10 Reasons High Intensity Training is a Smarter Workout
Old arthritic fart doing squats
You’ve probably heard of high intensity training, but more than likely are fuzzy on the details. High intensity training (“HIT”) refers to performing a single set of 8-12 repetitions of slow controlled weight resisted exercises, to momentary muscular failure, at a repetition duration that maintains muscular tension throughout the entire range of motion, for most major muscle groups once or twice each week.
So what makes HIT so great, and why would I want to do it? Below I’ve outlined 10 great reasons I train with HIT.
Primum non nocere). First do no harm. Though it’s the Hippocratic oath of physicians, it should be an oath for personal trainers and trainees alike. If you are exercising for health, the first thing you might try is to minimize the inherent risk of exercise. I just don’t get “training like an athlete,” as it’s not unheard of for “healthy” athletes to die on the field! Athletes sacrifice their bodies at the alter of winning and often end up crippled or otherwise damaged later in life. That’s not exactly what I’m going for. HIT’s low number of slow, controlled reps is a more demandingto muscle tissue while being very easily tolerated by joints. That’s more like it. Construction, not destruction.
HIT is actually good for your joints.
HIT saves me time in the gym. As the name says, HIT is high intensity. The higher the intensity, the less time it takes to do the same amount or even more work (think sprinting a 100 yard dash over jogging it). So HIT is done less frequently and for less time. For me, it’s 20 minutes once a week and I’m done. Boom.
It’s physical training and mindfulness training all in one. After years of doing Kundalini Yoga, I brought my meditation into the gym. HIT is a perfect “asana” for cultivating concentration and awareness, and mindfulness helps me get the most out of any exercise. It’s a “you got your chocolate in my peanut butter” combination.

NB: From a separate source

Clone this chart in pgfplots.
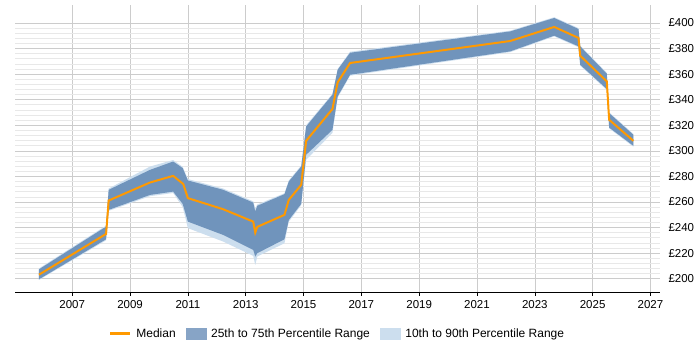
\documentclass[border=0pt]{standalone}
\usepackage{pgfplots}
\pgfplotsset{compat=1.18}
\usepackage{fontspec}
\setmainfont{Liberation Sans}
\definecolor{medc}{RGB}{255,153,0}
\definecolor{darkb}{RGB}{112,148,188}
\definecolor{darkleg}{RGB}{135,164,198}
\definecolor{lightb}{RGB}{204,222,238}
\begin{document}
\begin{tikzpicture}
\useasboundingbox (0,0) rectangle (700pt,350pt);
\begin{axis}[
  at={(15pt,57.3pt)}, anchor=south west,
  scale only axis, width=645pt, height=288pt,
  xmin=2005.02, xmax=2027.33, ymin=189, ymax=414.3,
  axis x line=bottom, axis y line=right,
  x axis line style={-, black, line width=0.9pt},
  y axis line style={draw=none},
  xtick={2007,2009,...,2027},
  ytick={200,220,...,400},
  minor y tick num=4,
  tick align=outside,
  major tick length=3pt,
  xtick style={black, line width=0.6pt},
  ytick style={draw=none},
  minor tick length=0pt,
  xmajorgrids, ymajorgrids, yminorgrids,
  major grid style={draw=black!20, line width=0.6pt},
  minor grid style={draw=black!9, line width=0.6pt},
  /pgf/number format/assume math mode=true,
  xticklabel style={/pgf/number format/1000 sep={}, font=\fontsize{11.5}{13}\selectfont, yshift=-1pt},
  yticklabel={£\pgfmathprintnumber{\tick}},
  yticklabel style={font=\fontsize{11.5}{13}\selectfont, anchor=west, xshift=2pt},
  legend style={at={(0.5,-0.142)}, anchor=center, draw=none, fill=none,
    font=\fontsize{12}{14}\selectfont, legend columns=3,
    /tikz/every odd column/.append style={column sep=3pt},
    /tikz/every even column/.append style={column sep=8pt},
    legend cell align=left, inner sep=0pt},
]
\addlegendimage{legend image code/.code={\draw[medc, line width=2.5pt] (0pt,0pt) -- (20pt,0pt);}}
\addlegendentry{Median}
\addlegendimage{legend image code/.code={\fill[darkleg] (0pt,-5.7pt) rectangle (20pt,5.7pt);}}
\addlegendentry{25th to 75th Percentile Range}
\addlegendimage{legend image code/.code={\fill[lightb] (0pt,-5.7pt) rectangle (20pt,5.7pt);}}
\addlegendentry{10th to 90th Percentile Range}

% 10th-90th band: 90th upper edge, then 10th lower edge reversed
\addplot[fill=lightb, draw=none, forget plot] coordinates {
(2005.85,208) (2008.17,241.5) (2008.26,270.5) (2009.69,287.7) (2010.49,292.8)
(2010.82,287.5) (2011.0,277.9) (2012.22,270.5) (2013.26,260.5) (2013.33,255)
(2013.40,258) (2014.34,266.8) (2014.49,276.8) (2014.92,288.5) (2015.09,320)
(2016.0,344.5) (2016.18,364) (2016.61,377.5) (2022.15,394) (2023.67,404.5)
(2024.51,396) (2024.57,382.3) (2025.49,361) (2025.57,330.2) (2026.41,313.2)
(2026.41,303.2) (2025.57,317.5) (2025.49,347.6) (2024.57,366.6) (2024.51,381)
(2023.67,389.5) (2022.15,377.2) (2016.61,358.8) (2016.18,341.5) (2016.0,314)
(2015.09,293) (2014.92,257.5) (2014.49,244.5) (2014.34,227.7) (2013.40,217.3)
(2013.33,210.7) (2013.26,217.8) (2012.22,229) (2011.0,239.5) (2010.82,256)
(2010.49,267) (2009.69,264.5) (2008.26,253) (2008.17,230) (2005.85,199)} -- cycle;

% 25th-75th band
\addplot[fill=darkb, draw=none, forget plot] coordinates {
(2005.85,207.3) (2008.17,240.7) (2008.26,269.5) (2009.69,285.1) (2010.49,291.6)
(2010.82,286.5) (2011.0,276.8) (2012.22,269.5) (2013.26,259.5) (2013.33,252.5)
(2013.40,257) (2014.34,266.1) (2014.49,276) (2014.92,287.7) (2015.09,319)
(2016.0,343.9) (2016.18,363.4) (2016.61,376.7) (2022.15,393.4) (2023.67,403.9)
(2024.51,395.3) (2024.57,381.7) (2025.49,360.3) (2025.57,329.5) (2026.41,312.5)
(2026.41,303.9) (2025.57,318.2) (2025.49,348.3) (2024.57,367.3) (2024.51,381.7)
(2023.67,390.1) (2022.15,377.8) (2016.61,359.5) (2016.18,342.5) (2016.0,316.4)
(2015.09,296.9) (2014.92,258.5) (2014.49,245.8) (2014.34,230.8) (2013.40,219.9)
(2013.33,217.3) (2013.26,222.5) (2012.22,234.2) (2011.0,244.6) (2010.82,258.5)
(2010.49,268.1) (2009.69,265.5) (2008.26,253.8) (2008.17,230.8) (2005.85,199.5)} -- cycle;

\addplot[medc, line width=2pt, forget plot] coordinates {
(2005.85,203.1) (2008.17,235) (2008.26,261.1) (2009.69,275.2) (2010.49,280.4)
(2010.84,274) (2011.0,263) (2012.22,254.3) (2013.26,244.6) (2013.33,236)
(2013.40,240.5) (2014.34,249.9) (2014.49,261.6) (2014.92,273.4) (2015.09,307.8)
(2016.0,332.7) (2016.18,353.5) (2016.61,368.7) (2022.15,385.9) (2023.67,396.9)
(2024.51,388.3) (2024.57,374.4) (2025.49,354.3) (2025.57,324.3) (2026.41,307.8)};
\end{axis}
\end{tikzpicture}
\end{document}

HIT increases cardiovascular ability better than “cardio.” No really, it does. What do you think creates the demand for all that breathing in “cardio”? Do you really think it’s the uncontrolled flailing of limbs? Nope. It’s muscular work. True dat.
The most important component of exercise that actually stimulates change is effort. Er … in another word: intensity.
It’s better for building bone density. I’m a skinny fair-skinned fifty year old. When I fell and broke my wrist a couple of years ago, instead of the predicted 8-12 weeks in a cast followed by more weeks of physical therapy, I shocked my doctor by getting my cast off in 6 weeks and requiring no PT. In fact, he told me essentially to keep doing whatever I was doing because PT couldn’t do a better job. Ain’t no marathoner going to make that claim.
Old broad doing pushups post broken wrist
HIT is better for getting rid of belly fat.
HIT makes you strong. REALLY strong. Like lift-the-whole-stack-on-squats strong. Do you know what is the number one reason people get carted off to old folks homes? They’re not strong enough to stand on their own and their families can no longer lift them to put them on the potty chair. So think about that for a minute.
Getting through your weekly HIT session prepares you mentally and physically for whatever stressor you may encounter in the week. All exercise helps protect against the effects of stress, but for me, HIT gives me a confidence and resiliency I’ve never experienced with any other type of training.
I’ve been training with high intensity training for almost 30 years. In fact, October 10, 2016 will be my 30 year anniversary. I’ve never written that date down anywhere, but I always remember it. It’s been that important to me.